In the last blog, I mentioned my endo and that injury resulting in a shotgun approach to healing. The chiro was first, three days after that it was a massage and follow-up to the chiro a day after the massage.
I’ve had lots of massages over the years, so this was nothing new. The therapist worked on the muscles around my scapula, many of which were tight and had knots in them. A painful session, but I had more pain relief the next day.
Visiting the chiro the day after the massage, I relayed to him how much pain I was in over the weekend. He said this was normal for some people and some injuries. At this visit, he did another adjustment. This one was less than the previous adjustment. I forgot to mention that he did use cold laser therapy and electro-stimulation (e-stim) on me after the adjustments to help promote healing. After the second adjustment, he used only e-stim.
I had never had cold laser treatment and honestly, I don’t know if it did or didn’t help. I had e-stim in the past, to help heal a tendonitis problem (way back in the early 90s) and I don’t know that it did or didn’t help in this situation.
That’s one of the problems with the shotgun approach – it’s hard to isolate what is making things better. All-in-all I was getting better. Ten days after the endo, I went on a road bike tour. Though the pain was better, it wasn’t gone.
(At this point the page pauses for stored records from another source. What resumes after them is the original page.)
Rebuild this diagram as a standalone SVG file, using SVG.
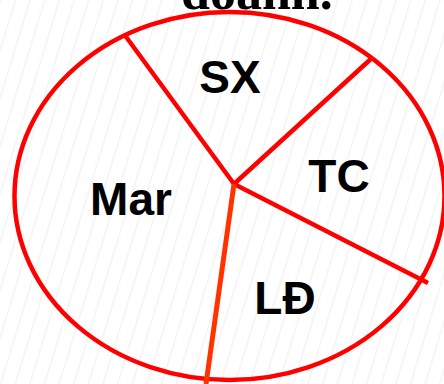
<svg xmlns="http://www.w3.org/2000/svg" width="444" height="384" viewBox="0 0 444 384">
<defs>
<pattern id="stripes" width="14" height="40" patternUnits="userSpaceOnUse" patternTransform="rotate(17)">
<rect width="14" height="40" fill="#ffffff"/>
<rect x="0" y="0" width="1.5" height="40" fill="#f3f3f3"/>
</pattern>
</defs>
<style>
.lbl{font-family:"Liberation Sans",Arial,sans-serif;font-weight:bold;font-size:46px;fill:#000;text-anchor:middle}
.seg{stroke:#ff0000;stroke-width:4.5;fill:none}
</style>
<rect width="444" height="384" fill="url(#stripes)"/>
<text x="181" y="9" font-family="'Liberation Serif','Times New Roman',serif" font-weight="bold" font-size="52" fill="#000">doanh.</text>
<g id="pie">
<ellipse cx="229.5" cy="196" rx="215" ry="184" fill="none" stroke="#ff0000" stroke-width="4.5"/>
</g>
<g id="connectors">
<line class="seg" x1="234" y1="184" x2="124" y2="34"/>
<line class="seg" x1="234" y1="184" x2="373" y2="57"/>
<line class="seg" x1="234" y1="184" x2="428" y2="283"/>
<line x1="234" y1="184" x2="206" y2="384" stroke="#ff3300" stroke-width="5"/>
</g>
<g id="sx"><text class="lbl" x="230" y="93">SX</text></g>
<g id="tc"><text class="lbl" x="339" y="192">TC</text></g>
<g id="mar"><text class="lbl" x="131" y="215">Mar</text></g>
<g id="ld"><text class="lbl" x="285" y="314">LĐ</text></g>
</svg>
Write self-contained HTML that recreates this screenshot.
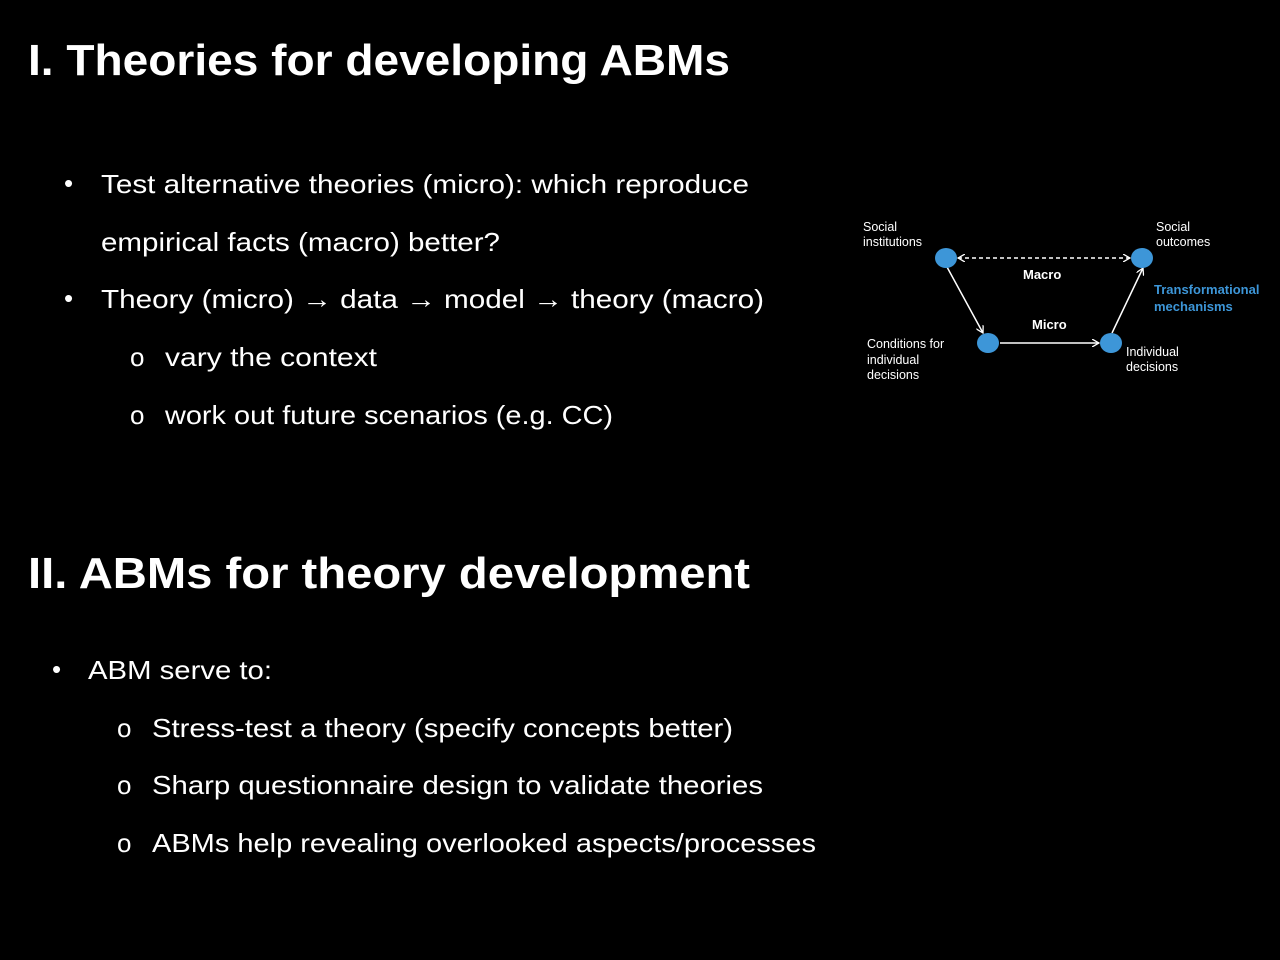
<!DOCTYPE html>
<html><head><style>html,body{margin:0;background:#000;}svg{display:block}</style></head>
<body>
<svg width="1280" height="960" viewBox="0 0 1280 960" xmlns="http://www.w3.org/2000/svg">
<rect width="1280" height="960" fill="#000"/>
<g fill="#fff" font-family="Liberation Sans, sans-serif">
<text x="28" y="75" font-size="44" font-weight="bold" textLength="702" lengthAdjust="spacingAndGlyphs">I. Theories for developing ABMs</text>
<text x="28" y="588" font-size="44" font-weight="bold" textLength="722" lengthAdjust="spacingAndGlyphs">II. ABMs for theory development</text>
<g font-size="26">
<text x="64" y="192">•</text>
<text x="101" y="193" textLength="648" lengthAdjust="spacingAndGlyphs">Test alternative theories (micro): which reproduce</text>
<text x="101" y="251" textLength="399" lengthAdjust="spacingAndGlyphs">empirical facts (macro) better?</text>
<text x="64" y="307">•</text>
<text x="101" y="308" textLength="663" lengthAdjust="spacingAndGlyphs">Theory (micro) → data → model → theory (macro)</text>
<text x="130" y="366">o</text>
<text x="165" y="366" textLength="212" lengthAdjust="spacingAndGlyphs">vary the context</text>
<text x="130" y="424">o</text>
<text x="165" y="424" textLength="448" lengthAdjust="spacingAndGlyphs">work out future scenarios (e.g. CC)</text>
<text x="52" y="678">•</text>
<text x="88" y="679" textLength="184" lengthAdjust="spacingAndGlyphs">ABM serve to:</text>
<text x="117" y="737">o</text>
<text x="152" y="737" textLength="581" lengthAdjust="spacingAndGlyphs">Stress-test a theory (specify concepts better)</text>
<text x="117" y="794">o</text>
<text x="152" y="794" textLength="611" lengthAdjust="spacingAndGlyphs">Sharp questionnaire design to validate theories</text>
<text x="117" y="852">o</text>
<text x="152" y="852" textLength="664" lengthAdjust="spacingAndGlyphs">ABMs help revealing overlooked aspects/processes</text>
</g>
<g font-size="12.5">
<text x="863" y="231">Social</text>
<text x="863" y="246">institutions</text>
<text x="1156" y="231">Social</text>
<text x="1156" y="246">outcomes</text>
<text x="867" y="348">Conditions for</text>
<text x="867" y="364">individual</text>
<text x="867" y="379">decisions</text>
<text x="1126" y="356">Individual</text>
<text x="1126" y="371">decisions</text>
</g>
<g font-size="13" font-weight="bold">
<text x="1023" y="279">Macro</text>
<text x="1032" y="329">Micro</text>
<text x="1154" y="294" fill="#3d96d8">Transformational</text>
<text x="1154" y="311" fill="#3d96d8">mechanisms</text>
</g>
</g>
<defs><marker id="a" markerWidth="8" markerHeight="8" refX="7" refY="4" orient="auto" markerUnits="userSpaceOnUse"><path d="M0,0 L7,4 L0,8" fill="none" stroke="#fff" stroke-width="1.3"/></marker>
<marker id="b" markerWidth="8" markerHeight="8" refX="1" refY="4" orient="auto" markerUnits="userSpaceOnUse"><path d="M8,0 L1,4 L8,8" fill="none" stroke="#fff" stroke-width="1.3"/></marker></defs>
<g stroke="#fff" stroke-width="1.5" fill="none">
<line x1="958" y1="258" x2="1130" y2="258" stroke-dasharray="4,3" marker-end="url(#a)" marker-start="url(#b)"/>
<line x1="947" y1="267" x2="983" y2="333" marker-end="url(#a)"/>
<line x1="1000" y1="343" x2="1099" y2="343" marker-end="url(#a)"/>
<line x1="1112" y1="333" x2="1143" y2="268" marker-end="url(#a)"/>
</g>
<g fill="#3d96d8">
<ellipse cx="946" cy="258" rx="11" ry="10"/>
<ellipse cx="1142" cy="258" rx="11" ry="10"/>
<ellipse cx="988" cy="343" rx="11" ry="10"/>
<ellipse cx="1111" cy="343" rx="11" ry="10"/>
</g>
</svg>
</body></html>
I’ve had rib injuries in the past – a previous endo. That one was a front rib injury and it took six weeks to really be back to 100 percent. Returning from the bike tour, I still had pain when I tried to roll over in bed and coughed or sneezed. I wanted to continue to try to speed the healing process to be less than six weeks; so I decided to see an acupuncture therapist that I’ve known for years.
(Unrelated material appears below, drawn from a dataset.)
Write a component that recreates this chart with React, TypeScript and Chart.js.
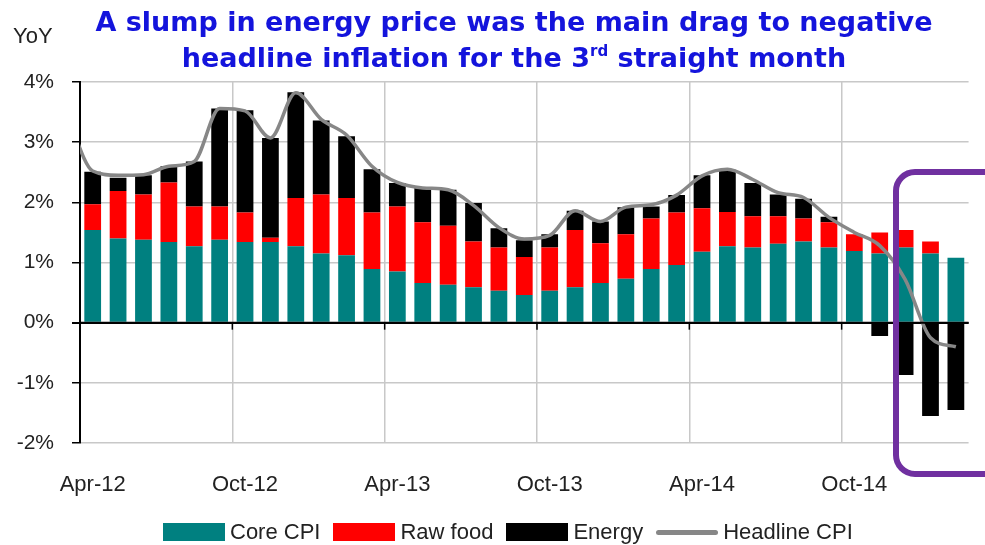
import React, { useEffect, useRef } from 'react';
import { Chart, registerables } from 'chart.js';

Chart.register(...registerables);

// Categories (Mar-12 only feeds the headline line entering from the left edge)
const months = [
  'Mar-12', 'Apr-12', 'May-12', 'Jun-12', 'Jul-12', 'Aug-12', 'Sep-12', 'Oct-12', 'Nov-12', 'Dec-12',
  'Jan-13', 'Feb-13', 'Mar-13', 'Apr-13', 'May-13', 'Jun-13', 'Jul-13', 'Aug-13', 'Sep-13', 'Oct-13', 'Nov-13', 'Dec-13',
  'Jan-14', 'Feb-14', 'Mar-14', 'Apr-14', 'May-14', 'Jun-14', 'Jul-14', 'Aug-14', 'Sep-14', 'Oct-14', 'Nov-14', 'Dec-14',
  'Jan-15', 'Feb-15',
];

const coreCPI = [
  null, 1.54, 1.40, 1.38, 1.34, 1.27, 1.38, 1.34, 1.34, 1.27,
  1.15, 1.12, 0.89, 0.85, 0.66, 0.63, 0.59, 0.53, 0.46, 0.53, 0.59, 0.66,
  0.73, 0.89, 0.96, 1.18, 1.27, 1.25, 1.31, 1.35, 1.25, 1.19, 1.15, 1.25,
  1.15, 1.08,
];

const rawFood = [
  null, 0.43, 0.79, 0.75, 0.99, 0.66, 0.55, 0.49, 0.07, 0.80,
  0.98, 0.95, 0.94, 1.08, 1.01, 0.98, 0.76, 0.72, 0.63, 0.72, 0.95, 0.66,
  0.74, 0.84, 0.87, 0.72, 0.57, 0.52, 0.46, 0.38, 0.42, 0.28, 0.35, 0.29,
  0.20, 0.0,
];

const energy = [
  null, 0.54, 0.22, 0.32, 0.27, 0.75, 1.63, 1.70, 1.66, 1.76,
  1.23, 1.03, 0.72, 0.39, 0.58, 0.60, 0.64, 0.32, 0.28, 0.22, 0.32, 0.36,
  0.45, 0.20, 0.29, 0.55, 0.70, 0.55, 0.36, 0.33, 0.09, 0.0, -0.22, -0.87,
  -1.55, -1.45,
];

const headlineCPI = [
  3.45, 2.52, 2.45, 2.46, 2.60, 2.68, 3.56, 3.52, 3.07, 3.82,
  3.38, 3.12, 2.60, 2.33, 2.24, 2.21, 1.95, 1.58, 1.39, 1.45, 1.86, 1.68,
  1.92, 1.96, 2.12, 2.44, 2.55, 2.38, 2.16, 2.08, 1.75, 1.50, 1.28, 0.72,
  -0.25, -0.40,
];

const labeledMonths = ['Apr', 'Oct'];
const yMin = -2;
const yMax = 4;

const COLORS = {
  core: '#008080',
  food: '#ff0000',
  energy: '#000000',
  headline: '#878787',
  grid: '#c8c8c8',
  text: '#222222',
  title: '#1414dc',
  frame: '#7030a0',
};

const FONT = '"Liberation Sans", Arial, sans-serif';

const isLabeled = (m: string) => labeledMonths.includes(m.slice(0, 3));

export default function App() {
  const ref = useRef<HTMLCanvasElement>(null);

  useEffect(() => {
    if (!ref.current) return;

    const zeroAxis = {
      id: 'zeroAxis',
      afterDatasetsDraw(chart: any) {
        const xs = chart.scales.x;
        const ys = chart.scales.y;
        const ctx = chart.ctx;
        const area = chart.chartArea;
        const y0 = ys.getPixelForValue(0);
        ctx.save();
        ctx.strokeStyle = '#000';
        ctx.lineWidth = 2;
        ctx.beginPath();
        ctx.moveTo(area.left, y0);
        ctx.lineTo(area.right, y0);
        ctx.stroke();
        ctx.lineWidth = 1.5;
        months.forEach((m, i) => {
          if (i > 1 && isLabeled(m)) {
            const px = xs.getPixelForValue(i - 0.5);
            ctx.beginPath();
            ctx.moveTo(px, y0);
            ctx.lineTo(px, y0 + 7);
            ctx.stroke();
          }
        });
        ctx.restore();
      },
    };

    const chart = new Chart(ref.current, {
      type: 'bar',
      data: {
        labels: months,
        datasets: [
          {
            type: 'line',
            label: 'Headline CPI',
            data: headlineCPI,
            borderColor: COLORS.headline,
            backgroundColor: COLORS.headline,
            borderWidth: 3.5,
            pointRadius: 0,
            cubicInterpolationMode: 'monotone',
            order: 0,
            stack: 'line',
          } as any,
          {
            label: 'Core CPI',
            data: coreCPI,
            backgroundColor: COLORS.core,
            order: 1,
            stack: 'cpi',
          },
          {
            label: 'Raw food',
            data: rawFood,
            backgroundColor: COLORS.food,
            order: 1,
            stack: 'cpi',
          },
          {
            label: 'Energy',
            data: energy,
            backgroundColor: COLORS.energy,
            order: 1,
            stack: 'cpi',
          },
        ],
      },
      options: {
        animation: false,
        responsive: false,
        maintainAspectRatio: false,
        barPercentage: 0.66,
        categoryPercentage: 1,
        layout: { padding: { top: 82, right: 8, left: 0, bottom: 0 } },
        plugins: {
          legend: { display: false },
          title: { display: false },
          tooltip: { enabled: false },
        },
        scales: {
          x: {
            stacked: true,
            min: 'Apr-12',
            offset: true,
            grid: {
              offset: true,
              drawTicks: false,
              lineWidth: 1.5,
              color: (ctx: any) => {
                const t = ctx.tick;
                if (!t) return 'rgba(0,0,0,0)';
                const m = months[t.value];
                return t.value > 1 && m && isLabeled(m) ? COLORS.grid : 'rgba(0,0,0,0)';
              },
            },
            border: { display: false },
            ticks: {
              autoSkip: false,
              maxRotation: 0,
              minRotation: 0,
              padding: 29,
              color: COLORS.text,
              font: { family: FONT, size: 22 },
              callback: (v: any) => {
                const m = months[v as number];
                return m && isLabeled(m) ? m : '';
              },
            },
            afterFit: (s: any) => {
              s.height = 102;
            },
          },
          y: {
            stacked: true,
            min: yMin,
            max: yMax,
            grid: {
              color: (ctx: any) => (ctx.tick && ctx.tick.value === 0 ? '#000' : COLORS.grid),
              lineWidth: (ctx: any) => (ctx.tick && ctx.tick.value === 0 ? 2 : 1.5),
              tickColor: '#000',
              tickLength: 8,
              drawTicks: true,
            },
            border: { color: '#000', width: 2 },
            ticks: {
              stepSize: 1,
              padding: 18,
              color: COLORS.text,
              font: { family: FONT, size: 21 },
              callback: (v: any) => `${v}%`,
            },
            afterFit: (s: any) => {
              s.width = 80;
            },
          },
        },
      } as any,
      plugins: [zeroAxis],
    });

    return () => chart.destroy();
  }, []);

  const legendItems = [
    { label: 'Core CPI', color: COLORS.core, kind: 'box' },
    { label: 'Raw food', color: COLORS.food, kind: 'box' },
    { label: 'Energy', color: COLORS.energy, kind: 'box' },
    { label: 'Headline CPI', color: COLORS.headline, kind: 'line' },
  ];

  return (
    <div
      style={{
        position: 'absolute',
        left: 0,
        top: 0,
        width: 985,
        height: 545,
        overflow: 'hidden',
        background: '#fff',
      }}
    >
      <canvas
        ref={ref}
        width={985}
        height={545}
        style={{ position: 'absolute', left: 0, top: 0, width: 985, height: 545 }}
      />
      <div
        style={{
          position: 'absolute',
          left: 0,
          top: 4,
          width: 985,
          paddingLeft: 43,
          boxSizing: 'border-box',
          textAlign: 'center',
          fontFamily: '"DejaVu Sans", Verdana, sans-serif',
          fontWeight: 'bold',
          fontSize: 27,
          lineHeight: '36px',
          color: COLORS.title,
        }}
      >
        <div>A slump in energy price was the main drag to negative</div>
        <div>
          headline inflation for the 3
          <span style={{ fontSize: 15, position: 'relative', top: -11 }}>rd</span> straight month
        </div>
      </div>
      <div
        style={{
          position: 'absolute',
          left: 13,
          top: 23,
          fontFamily: FONT,
          fontSize: 22,
          lineHeight: '26px',
          color: COLORS.text,
        }}
      >
        YoY
      </div>
      <div
        style={{
          position: 'absolute',
          left: 163,
          top: 519,
          height: 26,
          display: 'flex',
          alignItems: 'center',
          fontFamily: FONT,
          fontSize: 22,
          color: COLORS.text,
          whiteSpace: 'nowrap',
        }}
      >
        {legendItems.map((it) => (
          <div key={it.label} style={{ display: 'flex', alignItems: 'center', marginRight: 13 }}>
            {it.kind === 'box' ? (
              <div style={{ width: 62, height: 18, background: it.color }} />
            ) : (
              <div style={{ width: 62, height: 18, display: 'flex', alignItems: 'center' }}>
                <div style={{ width: 62, height: 5, borderRadius: 3, background: it.color }} />
              </div>
            )}
            <span style={{ marginLeft: 5, lineHeight: '26px' }}>{it.label}</span>
          </div>
        ))}
      </div>
      <div
        style={{
          position: 'absolute',
          left: 893,
          top: 169,
          width: 115,
          height: 308,
          border: `6px solid ${COLORS.frame}`,
          borderRadius: 22,
          boxSizing: 'border-box',
        }}
      />
    </div>
  );
}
For those that have never had an acupuncture treatment, the sensation is hard to describe. The fine needles are inserted into your body at specific points, aimed at helping healing and increasing energy flow. Lying face down, the acupuncturist inserted the needles in my feet, legs, back and arms at locations specific to my injury and others to help promote good energy balance.
The sensation when a needle is inserted at a spot where there is no energy meridian or blocked area of energy is…nothing. I couldn’t feel much of anything at all. When she inserted the needles into areas where there was work to be done, the sensation was dull pressure, heat or an electrical charge.
After all the needles were inserted, she left the room and let me rest. It was very odd. I felt like a Christmas tree, with the needle insertion points alternating between “off” and “on” – no feeling or a feeling of heat or electrical charge. It’s not enough to be painful or uncomfortable, just enough to raise awareness.
When she returned and pulled out all the needles, she asked me to roll onto my back. Without thinking, I placed my arm under my body to prop it up for a roll. At that moment I realized that this was the first time in just over three weeks that I was able to use my arm, back and shoulder to support my body in this manner. It was instant relief from pain I’d been dealing with for weeks.
The day after the treatment I was able to ride the mountain bike for the first time in 24 days. Some of the technical areas created a bit of pain, but it was much better than before acupuncture. At 29 days after the endo, I was able to do a two day mountain bike ride. The ride wasn’t easy, I pre-rode two loops of the Breckenridge 68 course.
After my experience this summer, I’d consider chiropractic treatment again – but it is not something I plan to do on a regular routine. Massage will continue to be part of my regular routine at a frequency of once per three to six weeks. I will likely continue acupuncture on some routine, that routine is TBD. I had good experiences using it for an injury and for pre-races (three of them). I didn’t have any results using it for post-race recovery – speeding recovery.
I think you have to experiment for yourself to determine if these alternative therapies help you or not. I think results depend on the therapists or doctors you use (of course you need to find good ones), the treatment they use, your specific injury and your body’s response to the treatments.
If you’re looking for good practitioners, talk to people you know that have had a good experience. I’ll take a personal recommendation over a cold-call whenever possible.